Rich People Are Stupider Than You and Me

The latest brilliant idea from the one percent will leave you scratching your head.

Rich people, F. Scott Fitzgerald famously said, are different from you and me, and there was a doozy of an article in the New York Times last Thursday that proved it. The story was about rich people who send their kids away to ritzy boarding schools and then buy or rent houses near those boarding schools so they can stay close to their kids.

Let me repeat: These rich people send their kids away to boarding schools and then buy or rent houses near those schools so they can stay close to their kids. This shows precisely how rich people are different from you and me: They’re batshit insane.

I’ve never really understood the whole boarding school thing. So you put up with your kid through all the years of teething and colic and diapers and tantrums, and then, just about the time when he or she becomes sentient and civilized and possibly even useful, you send that child away? You wait until your kids actually become proficient at a sport or the viola to get them out of the house? You wait till they can drive? Where’s the sense in that? You know what we need instead? We need boarding schools that will keep your kid from the time it’s born until it’s seven. I’d send my kid to a school like that in a heartbeat. But no; these parents do it the other way around.

Somewhat predictably, it’s those sports and the viola that the rich people in the Times piece are afraid of missing out on. Take Barbara Weiss, who, when her three children were attending Hotchkiss (current cost: $52,430 per year), moved to a series of houses there with her husband, Marc, who then commuted to his job in New Jersey. (Mrs. Weiss is — wait for it — an interior designer.) “I couldn’t have asked for a better way to bring up our kids,” Barbara told the Times. “We got to see all their games.” You know how else you can see all their games, Barbara? Send them to your freaking local public school. I’m pretty sure you don’t live in Camden when you’re not at Hotchkiss.

But going away to boarding school can be hard — though not for the kids so much as their parents. Consider the plight of poor Kristine Moshem, who lives in Miami. She sent her daughter Megan to the Millbrook School, which is way the hell up in Dutchess County, New York (and costs $53,500 per year). “Megan is super-independent and fine with the adjustment of boarding school,” Kristine says. “It was just us, as parents. She’s our youngest child. She’s a dancer and plays soccer.” So naturally, Mrs. Moshem moved to Dutchess County herself. What did Megan think of this idea? She “fought us tooth and nail,” Kristine says. Gee, ya think? (One parent confides, “Certainly it’s easier to think about this change having the monetary flexibility.” And, apparently, no common sense.)

You have to pity Megan and her classmates, who, having spent 12 or 14 years being seriously helicoptered by their moms, think they’ve broken free and made it several states away — only to have mom start house-hunting nearby. One mom spins a picture of life away at boarding school that’s quite touching in its quiet intimacy: “My daughter and I struck a wonderful balance. She could drop by after sit-down dinners for an hour or two to do her homework in a quiet setting. She wouldn’t spend the night or the weekend to participate in all that is Deerfield. Deerfield set all the rules. …” Deerfield should; it costs $54,850 a year. Deerfield had better stamp this sort of silliness out.

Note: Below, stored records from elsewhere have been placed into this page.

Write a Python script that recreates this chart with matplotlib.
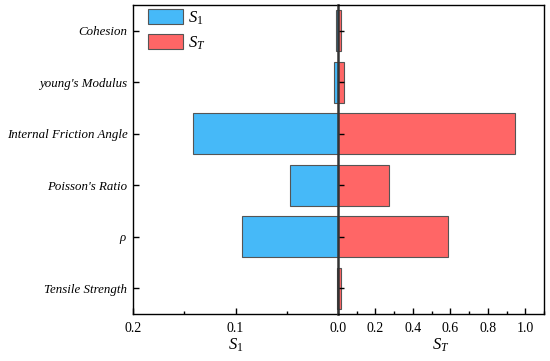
import numpy as np
import matplotlib
matplotlib.use("Agg")
import matplotlib.pyplot as plt
from matplotlib.ticker import FixedLocator, MultipleLocator
from matplotlib.patches import Patch

plt.rcParams['font.family'] = ['Liberation Serif', 'DejaVu Serif']
plt.rcParams['mathtext.fontset'] = 'custom'
plt.rcParams['mathtext.rm'] = 'Liberation Serif'
plt.rcParams['mathtext.it'] = 'Liberation Serif:italic'

# sensitivity indices, top to bottom
params = ["Cohesion", "young's Modulus", "Internal Friction Angle",
          "Poisson's Ratio", r"$\rho$", "Tensile Strength"]
s1 = [0.002, 0.004, 0.141, 0.047, 0.094, 0.001]
st = [0.015, 0.032, 0.945, 0.270, 0.589, 0.014]

BLUE = '#46B9F8'
RED = '#FF6666'
EDGE = '#555555'

fig = plt.figure(figsize=(5.5, 3.61), dpi=100)
ax_l = fig.add_axes([133 / 550, 47 / 361, 205 / 550, 309 / 361])
ax_r = fig.add_axes([338 / 550, 47 / 361, 206 / 550, 309 / 361], sharey=ax_l)

y = np.arange(len(params))
ax_l.barh(y, s1, height=0.8, color=BLUE, edgecolor=EDGE, linewidth=0.8)
ax_r.barh(y, st, height=0.8, color=RED, edgecolor=EDGE, linewidth=0.8)

ax_l.set_ylim(len(params) - 0.5, -0.5)
ax_l.set_yticks(y)
ax_l.set_yticklabels(params, style='italic')

# left: S1, reversed
ax_l.set_xlim(0.2, 0.0)
ax_l.xaxis.set_major_locator(FixedLocator([0.2, 0.1]))
ax_l.xaxis.set_minor_locator(FixedLocator([0.15, 0.05]))
ax_l.set_xticklabels(["0.2", "0.1"])
ax_l.spines['right'].set_visible(False)

# right: ST
ax_r.set_xlim(0.0, 1.1)
ax_r.xaxis.set_major_locator(FixedLocator([0.0, 0.2, 0.4, 0.6, 0.8, 1.0]))
ax_r.xaxis.set_minor_locator(MultipleLocator(0.1))
ax_r.set_xticklabels(["0.0", "0.2", "0.4", "0.6", "0.8", "1.0"])
ax_r.spines['left'].set_linewidth(1.8)
ax_r.spines['left'].set_color('#333333')
ax_r.tick_params(axis='y', labelleft=False)

for ax in (ax_l, ax_r):
    for name in ('top', 'bottom', 'right', 'left'):
        if not (ax is ax_r and name == 'left'):
            ax.spines[name].set_linewidth(1.0)
            ax.spines[name].set_color('black')
    ax.tick_params(which='major', direction='in', length=4, width=1)
    ax.tick_params(which='minor', direction='in', length=2.5, width=1)
    ax.tick_params(axis='x', which='major', pad=6, labelsize=10)
    ax.tick_params(axis='y', which='major', pad=4, labelsize=9.3)
    ax.tick_params(axis='y', which='minor', left=False)

ax_l.set_xlabel(r"$S_{\mathit{1}}$", fontsize=12, labelpad=1)
ax_r.set_xlabel(r"$S_T$", fontsize=12, labelpad=1)

handles = [Patch(facecolor=BLUE, edgecolor=EDGE, linewidth=0.8, label=r"$S_{\mathit{1}}$"),
           Patch(facecolor=RED, edgecolor=EDGE, linewidth=0.8, label=r"$S_T$")]
ax_l.legend(handles=handles, loc='upper left', bbox_to_anchor=(15 / 205, 1 - 4 / 309),
            frameon=False, fontsize=12, borderaxespad=0, borderpad=0,
            handlelength=2.1, handleheight=1.0, handletextpad=0.3, labelspacing=0.45)

fig.savefig("out.png", dpi=100)
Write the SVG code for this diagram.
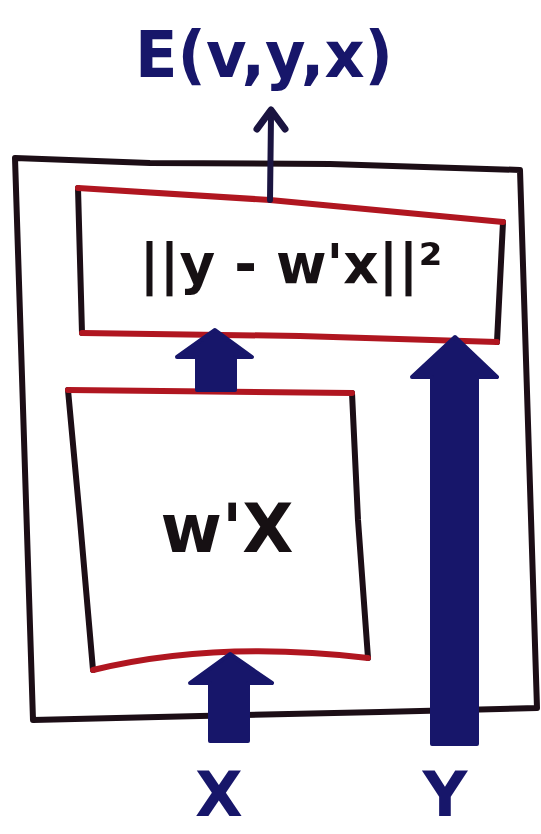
<svg xmlns="http://www.w3.org/2000/svg" width="541" height="834" viewBox="0 0 541 834">
<style>
.k{fill:none;stroke:#1c0e16;stroke-width:6;stroke-linecap:round;stroke-linejoin:round}
.r{fill:none;stroke:#b01620;stroke-width:6;stroke-linecap:round;stroke-linejoin:round}
.arr{fill:#17166a;stroke:#17166a;stroke-width:4;stroke-linejoin:round}
.tn{font-family:"DejaVu Sans","Liberation Sans",sans-serif;font-weight:bold;fill:#17166a}
.tk{font-family:"DejaVu Sans","Liberation Sans",sans-serif;font-weight:bold;fill:#161013}
</style>
<rect width="541" height="834" fill="#ffffff"/>
<g id="frame">
<path class="k" d="M33,720 L15,158 L150,163 L330,164 L520,170 L537,708 L380,712 L200,716 Z" fill="#ffffff"/>
</g>
<g id="loss">
<path d="M78,188 L270,200 L503,222 L497,342 L82,333 Z" fill="#ffffff"/>
<path class="k" d="M503,222 L497,342 M82,333 L78,188"/>
<path class="r" d="M78,188 L270,200 L503,222 M497,342 L300,336 L82,333"/>
<text class="tk" x="291" y="283" font-size="56" text-anchor="middle" textLength="303" lengthAdjust="spacingAndGlyphs">||y - w'x||²</text>
</g>
<g id="model">
<path d="M68,390 L352,393 L368,658 Q217,640 93,670 Z" fill="#ffffff"/>
<path class="k" d="M352,393 L358,520 L368,658 M93,670 L80,520 L68,390"/>
<path class="r" d="M68,390 L352,393 M368,658 Q217,640 93,670"/>
<text class="tk" x="227" y="552" font-size="68" text-anchor="middle" textLength="133" lengthAdjust="spacingAndGlyphs">w'X</text>
</g>
<g id="connectors">
<path d="M270,200 L271,116" fill="none" stroke="#1a1440" stroke-width="6" stroke-linecap="round"/>
<path d="M257,129 L271,110 L285,129" fill="none" stroke="#1a1440" stroke-width="7" stroke-linecap="round" stroke-linejoin="round"/>
<polygon class="arr" points="215,330 252,357 235,357 235,390 197,390 197,357 177,357"/>
<polygon class="arr" points="230,654 272,683 248,683 248,741 210,741 210,683 190,683"/>
<polygon class="arr" points="455,337 497,377 477,377 477,744 432,744 432,377 412,377"/>
</g>
<g id="labels">
<text class="tn" x="264" y="77" font-size="64" text-anchor="middle" textLength="258" lengthAdjust="spacingAndGlyphs">E(v,y,x)</text>
<text class="tn" x="219" y="816" font-size="62" text-anchor="middle">X</text>
<text class="tn" x="445" y="816" font-size="62" text-anchor="middle">Y</text>
</g>
</svg>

Because there are potential dangers to uprooting yourself and moving to the town where your kid is going to prep school. Children can sometimes be a disappointment. The Times tells the cautionary tale of one moved-to-prep-school-town family whose kid got kicked out of said school in October of his sophomore year. They wound up stuck with a house they had leased through May in a town about which, I’m betting, they no longer felt fondly. What’s next — they sue the offending school? Why not? These people have money, literally, to burn. And, um, maybe not enough to do? “Occasionally there is a family that spends a lot of time on campus,” one school administrator told the Times, under the cloak of anonymity, “and I think that can really hamper a student’s experience.” There are no quotes in the article from the prep-school students themselves, which is certainly an interesting omission.

The Times does quote a real estate agent in Connecticut, though. She says she first noticed the trend of parents following their kids to boarding school after 9/11, and adds that the pace picked up five years ago; such relocations now make up 30 percent of her business. But why stop at boarding school? Why not follow your kid on to college, too? My husband Doug was talking to the athletic director at a local public high school the other day about “helicopter parents.” The A.D. laughed: “More like lawn-mower parents,” he said.

“Lawn-mower?” Doug asked.

The A.D. pushed his hand forward as though it was plowing through sand: “They just keep going and going and going.”

Remember that Occupy thing a couple of years back? I don’t think we gave it enough of a chance, friends. I think we should revive that whole movement again. How hard can it be to overthrow people who spend vast sums of money to send their kids away, and then spend even vaster amounts to move closer to them? Our time is now! Seize the moment! Viva la revolución!